4月23日、皇帝軍は彼方にミュールベルクの町が望見される岸辺に到達。こうして選帝候軍はエルベ河の右岸に、皇帝軍は左岸に対陣したのである。

普通の常識からいえば、寝食も満足に取らずにザクセンの山野を進軍してきた将兵らに休養を与え、作戦会議を開いてエルベ渡河の策を慎重に検討し、よく態勢を整えてから実行に移すところであろう。しかし皇帝は、召集した将軍たちを前にして言った。「明朝、早暁のうちに攻撃に移る。しかるべく準備せよ!」

自軍の将官たちでさえが、「まさか戦場に駆けつけたその翌日が突撃の日とは」と驚愕したほどなのだから、敵にとってはなおさらのことだったであろう。案の定、選帝候側はいずれ激突は回避できないにせよ、早くてもせいぜい1ヵ月後のことと楽観し、すっかり油断していた。

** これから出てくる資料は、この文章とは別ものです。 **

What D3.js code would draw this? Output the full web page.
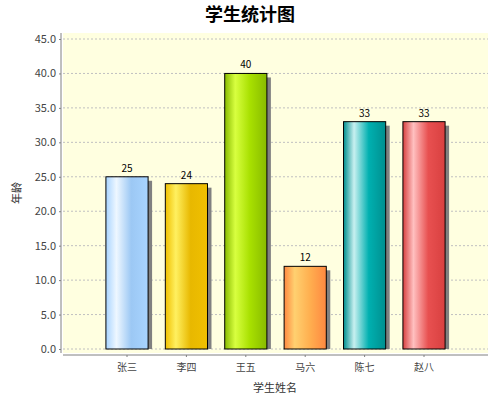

1547年4月24日、エルベ河には深い霧が垂れこめていた。まだ夜明けには遠いころながら、全軍に攻撃命令が下された。やがてあたり一帯に殷々たる砲声が轟き始める。4月とはいえ、朝まだきの大河の水は凍えるように冷たい。だが兵士たちはそのような寒さなどものともせずに、少しでも対岸に近づこうと、一歩また一歩と前進する。皇帝軍の当面の課題は、小船をつないで船橋を作ることにある。選帝候側も、予想もしなかった相手の突然の出撃に驚愕しつつも、時々は小高い丘の上から大砲をぶっ放した。だが、深い霧のために狙いが定まらず、砲弾は大河にむなしく水煙をあげるばかりだった。できあがった船橋を伝って、長い槍を手にした歩兵が一団となって殺到する。そのころにはすでに浅瀬を選んだ騎兵隊は、水深1.5メートルのエルベの奔流のなかにざんぶと駒を乗り入れ、渡河しつつあった。何百、何千という馬が鎧兜に身を固めた騎士たちの手綱さばきのもとに大河を渡る。

早春のエルベの流れに真っ先に駒を進めたのは、47歳のカール5世自身だった。皇帝に負けじとローマ王フェルディナント、その王子マクシミリアン、モーリッツ公も突撃する。時の流れは完全に、士気の高い皇帝側にあった。選帝候側にはそれを阻止する力はなかった。かくして皇帝軍はほとんど無傷のまま、困難を予想されたエルベ渡河に成功した。

ザクセン公は、捕われの身となった。プロテスタントの総帥と自他ともに任じ、十数年来、カール5世に逆らい続けてきた選帝候にしては、あっけない敗北だった。

ミュールベルクの決戦は、皇帝側の完勝というに近い結果で局を結んだ。失った兵はわずか50名に対し、ザクセンの新教徒軍は1200名に上った。この戦いを陣頭に立って指揮するカール5世の雄姿は、ティチアンの不滅の画筆で後世に伝えられた。

・・・カール5世、やっぱり「信長」っぽい。この大勝の5年後、「光秀」モーリッツの裏切りに遭い、皇帝は敗走の屈辱を味わう。そして1555年、アウクスブルクの和議で、諸侯にプロテスタント信仰の自由が認められる。シュマルカルデン戦争からアウクスブルクの和議まで、この辺のヨーロッパ中世史も、か~なり面白い。